BRIEF:
Look through the data below and output, unchanged, every line from the one holding "Emit a LaTeX" through the one holding "(bottom.north) -- (hub.south);", inclusive. Skip the pictures.
##### INFORMATION PROVIDED #####
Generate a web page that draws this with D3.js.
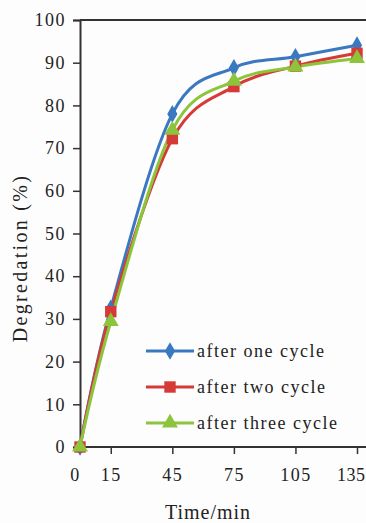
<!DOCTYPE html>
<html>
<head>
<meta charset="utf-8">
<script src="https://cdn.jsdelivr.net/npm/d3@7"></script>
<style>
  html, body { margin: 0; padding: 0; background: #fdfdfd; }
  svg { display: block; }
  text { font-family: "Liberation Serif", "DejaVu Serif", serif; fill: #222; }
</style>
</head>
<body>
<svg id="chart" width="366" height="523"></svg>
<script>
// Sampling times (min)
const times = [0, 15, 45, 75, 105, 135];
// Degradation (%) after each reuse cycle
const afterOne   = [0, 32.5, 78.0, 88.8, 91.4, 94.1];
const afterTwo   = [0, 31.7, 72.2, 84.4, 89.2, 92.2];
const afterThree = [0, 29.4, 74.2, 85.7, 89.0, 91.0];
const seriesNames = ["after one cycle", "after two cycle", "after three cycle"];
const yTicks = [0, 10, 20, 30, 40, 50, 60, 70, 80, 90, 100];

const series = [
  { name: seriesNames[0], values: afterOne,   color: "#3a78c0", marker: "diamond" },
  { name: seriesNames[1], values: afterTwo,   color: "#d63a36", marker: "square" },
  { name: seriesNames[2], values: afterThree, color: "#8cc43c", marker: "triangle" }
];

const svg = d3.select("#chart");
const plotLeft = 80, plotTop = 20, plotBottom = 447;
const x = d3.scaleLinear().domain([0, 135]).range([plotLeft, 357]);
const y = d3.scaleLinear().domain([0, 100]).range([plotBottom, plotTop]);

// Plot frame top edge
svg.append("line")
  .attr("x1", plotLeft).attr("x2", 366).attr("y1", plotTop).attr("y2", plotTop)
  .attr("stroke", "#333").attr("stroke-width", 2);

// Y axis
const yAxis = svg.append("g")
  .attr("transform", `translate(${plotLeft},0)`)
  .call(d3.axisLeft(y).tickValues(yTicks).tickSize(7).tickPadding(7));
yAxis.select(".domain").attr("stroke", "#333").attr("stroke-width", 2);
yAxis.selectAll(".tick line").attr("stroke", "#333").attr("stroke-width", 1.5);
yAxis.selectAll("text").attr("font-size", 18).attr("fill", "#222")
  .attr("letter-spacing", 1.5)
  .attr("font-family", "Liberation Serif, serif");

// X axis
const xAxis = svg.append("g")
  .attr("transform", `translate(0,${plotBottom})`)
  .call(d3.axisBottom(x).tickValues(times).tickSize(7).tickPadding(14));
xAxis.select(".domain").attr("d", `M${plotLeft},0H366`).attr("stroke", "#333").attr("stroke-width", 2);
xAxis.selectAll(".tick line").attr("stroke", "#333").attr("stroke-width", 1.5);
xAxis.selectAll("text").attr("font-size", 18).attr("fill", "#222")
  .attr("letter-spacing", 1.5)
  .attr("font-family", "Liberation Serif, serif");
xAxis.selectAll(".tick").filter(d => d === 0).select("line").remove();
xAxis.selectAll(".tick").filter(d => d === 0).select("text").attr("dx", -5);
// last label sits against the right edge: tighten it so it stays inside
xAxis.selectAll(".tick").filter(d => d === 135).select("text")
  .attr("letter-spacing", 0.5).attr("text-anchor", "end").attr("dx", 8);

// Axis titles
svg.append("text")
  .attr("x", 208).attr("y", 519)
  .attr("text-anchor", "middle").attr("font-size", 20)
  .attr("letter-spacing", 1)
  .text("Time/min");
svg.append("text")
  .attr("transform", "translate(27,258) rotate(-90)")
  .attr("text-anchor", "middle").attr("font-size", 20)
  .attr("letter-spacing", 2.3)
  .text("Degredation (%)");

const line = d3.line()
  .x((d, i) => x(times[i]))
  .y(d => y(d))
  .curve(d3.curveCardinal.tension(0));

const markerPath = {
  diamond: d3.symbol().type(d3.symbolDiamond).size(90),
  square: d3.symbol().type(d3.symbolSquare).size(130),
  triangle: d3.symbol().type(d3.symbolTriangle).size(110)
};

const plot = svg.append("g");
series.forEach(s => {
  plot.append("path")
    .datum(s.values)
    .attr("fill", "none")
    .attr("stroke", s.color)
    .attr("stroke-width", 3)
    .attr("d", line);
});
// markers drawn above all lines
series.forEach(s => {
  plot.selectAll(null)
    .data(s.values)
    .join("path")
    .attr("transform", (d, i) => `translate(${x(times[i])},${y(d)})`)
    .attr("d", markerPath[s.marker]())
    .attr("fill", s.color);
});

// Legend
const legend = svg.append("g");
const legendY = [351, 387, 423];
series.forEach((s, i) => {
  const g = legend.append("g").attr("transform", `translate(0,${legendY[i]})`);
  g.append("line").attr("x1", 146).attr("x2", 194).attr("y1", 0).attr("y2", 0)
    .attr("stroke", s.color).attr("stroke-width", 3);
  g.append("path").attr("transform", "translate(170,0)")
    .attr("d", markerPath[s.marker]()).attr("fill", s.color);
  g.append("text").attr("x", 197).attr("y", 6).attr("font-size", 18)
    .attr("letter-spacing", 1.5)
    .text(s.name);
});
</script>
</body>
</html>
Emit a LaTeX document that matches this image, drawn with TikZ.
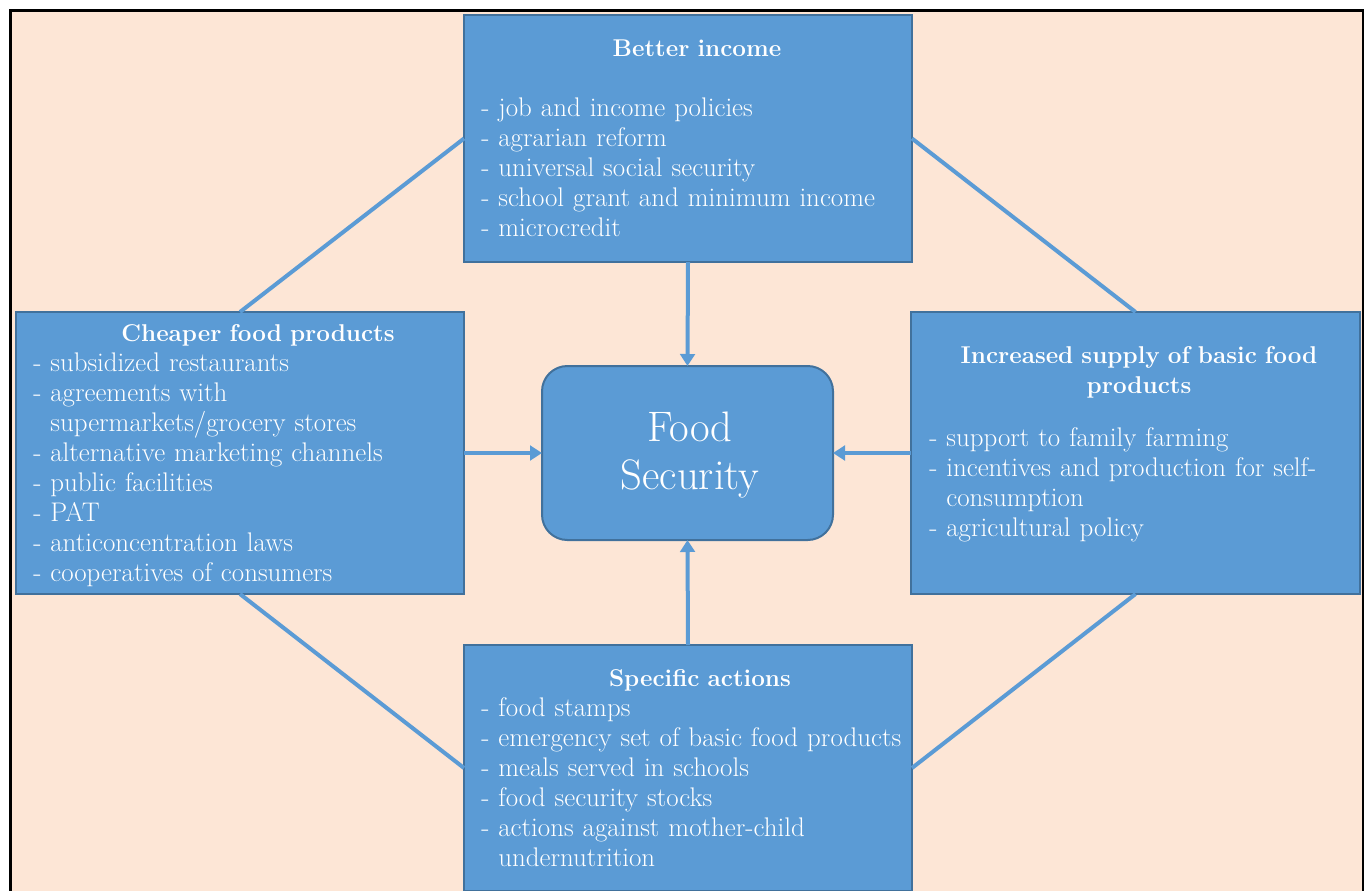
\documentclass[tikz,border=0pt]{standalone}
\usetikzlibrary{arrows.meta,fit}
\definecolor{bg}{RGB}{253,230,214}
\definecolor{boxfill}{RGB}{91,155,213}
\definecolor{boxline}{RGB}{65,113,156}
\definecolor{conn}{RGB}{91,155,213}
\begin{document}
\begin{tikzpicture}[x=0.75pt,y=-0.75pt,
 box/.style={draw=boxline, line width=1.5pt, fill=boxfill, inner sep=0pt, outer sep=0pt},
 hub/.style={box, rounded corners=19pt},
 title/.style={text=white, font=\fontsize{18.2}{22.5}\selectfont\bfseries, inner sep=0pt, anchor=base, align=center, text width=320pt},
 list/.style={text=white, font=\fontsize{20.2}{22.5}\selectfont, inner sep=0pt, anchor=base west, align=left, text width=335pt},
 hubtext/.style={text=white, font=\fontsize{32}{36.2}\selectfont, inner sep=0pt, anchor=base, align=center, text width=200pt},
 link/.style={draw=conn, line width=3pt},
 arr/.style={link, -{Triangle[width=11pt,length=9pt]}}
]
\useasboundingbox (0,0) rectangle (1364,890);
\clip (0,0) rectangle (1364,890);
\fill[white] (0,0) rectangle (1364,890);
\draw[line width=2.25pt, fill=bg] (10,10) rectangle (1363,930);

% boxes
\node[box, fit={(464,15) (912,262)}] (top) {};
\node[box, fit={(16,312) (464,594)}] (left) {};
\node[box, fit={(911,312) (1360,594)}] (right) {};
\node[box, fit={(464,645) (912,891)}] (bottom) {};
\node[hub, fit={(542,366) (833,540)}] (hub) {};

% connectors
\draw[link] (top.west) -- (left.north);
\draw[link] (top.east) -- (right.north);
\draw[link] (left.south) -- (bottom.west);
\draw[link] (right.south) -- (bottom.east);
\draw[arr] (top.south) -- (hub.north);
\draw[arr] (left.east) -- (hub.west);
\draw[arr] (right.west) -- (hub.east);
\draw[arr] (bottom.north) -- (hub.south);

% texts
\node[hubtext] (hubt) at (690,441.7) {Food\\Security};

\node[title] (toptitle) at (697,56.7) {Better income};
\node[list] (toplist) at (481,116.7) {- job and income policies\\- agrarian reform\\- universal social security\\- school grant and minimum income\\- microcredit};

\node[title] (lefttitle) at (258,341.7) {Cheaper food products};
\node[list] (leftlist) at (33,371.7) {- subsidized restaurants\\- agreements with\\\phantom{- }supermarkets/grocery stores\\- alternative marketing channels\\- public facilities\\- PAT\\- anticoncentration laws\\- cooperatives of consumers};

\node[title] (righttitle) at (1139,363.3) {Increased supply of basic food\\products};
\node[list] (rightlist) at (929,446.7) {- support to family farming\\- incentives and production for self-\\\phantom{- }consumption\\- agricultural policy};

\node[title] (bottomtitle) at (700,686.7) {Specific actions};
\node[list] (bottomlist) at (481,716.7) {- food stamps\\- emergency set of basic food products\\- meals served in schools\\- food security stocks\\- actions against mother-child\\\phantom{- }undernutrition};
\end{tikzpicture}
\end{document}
#####
TASK ANSWER:
Emit a LaTeX document that matches this image, drawn with TikZ.
\documentclass[tikz,border=0pt]{standalone}
\usetikzlibrary{arrows.meta,fit}
\definecolor{bg}{RGB}{253,230,214}
\definecolor{boxfill}{RGB}{91,155,213}
\definecolor{boxline}{RGB}{65,113,156}
\definecolor{conn}{RGB}{91,155,213}
\begin{document}
\begin{tikzpicture}[x=0.75pt,y=-0.75pt,
 box/.style={draw=boxline, line width=1.5pt, fill=boxfill, inner sep=0pt, outer sep=0pt},
 hub/.style={box, rounded corners=19pt},
 title/.style={text=white, font=\fontsize{18.2}{22.5}\selectfont\bfseries, inner sep=0pt, anchor=base, align=center, text width=320pt},
 list/.style={text=white, font=\fontsize{20.2}{22.5}\selectfont, inner sep=0pt, anchor=base west, align=left, text width=335pt},
 hubtext/.style={text=white, font=\fontsize{32}{36.2}\selectfont, inner sep=0pt, anchor=base, align=center, text width=200pt},
 link/.style={draw=conn, line width=3pt},
 arr/.style={link, -{Triangle[width=11pt,length=9pt]}}
]
\useasboundingbox (0,0) rectangle (1364,890);
\clip (0,0) rectangle (1364,890);
\fill[white] (0,0) rectangle (1364,890);
\draw[line width=2.25pt, fill=bg] (10,10) rectangle (1363,930);

% boxes
\node[box, fit={(464,15) (912,262)}] (top) {};
\node[box, fit={(16,312) (464,594)}] (left) {};
\node[box, fit={(911,312) (1360,594)}] (right) {};
\node[box, fit={(464,645) (912,891)}] (bottom) {};
\node[hub, fit={(542,366) (833,540)}] (hub) {};

% connectors
\draw[link] (top.west) -- (left.north);
\draw[link] (top.east) -- (right.north);
\draw[link] (left.south) -- (bottom.west);
\draw[link] (right.south) -- (bottom.east);
\draw[arr] (top.south) -- (hub.north);
\draw[arr] (left.east) -- (hub.west);
\draw[arr] (right.west) -- (hub.east);
\draw[arr] (bottom.north) -- (hub.south);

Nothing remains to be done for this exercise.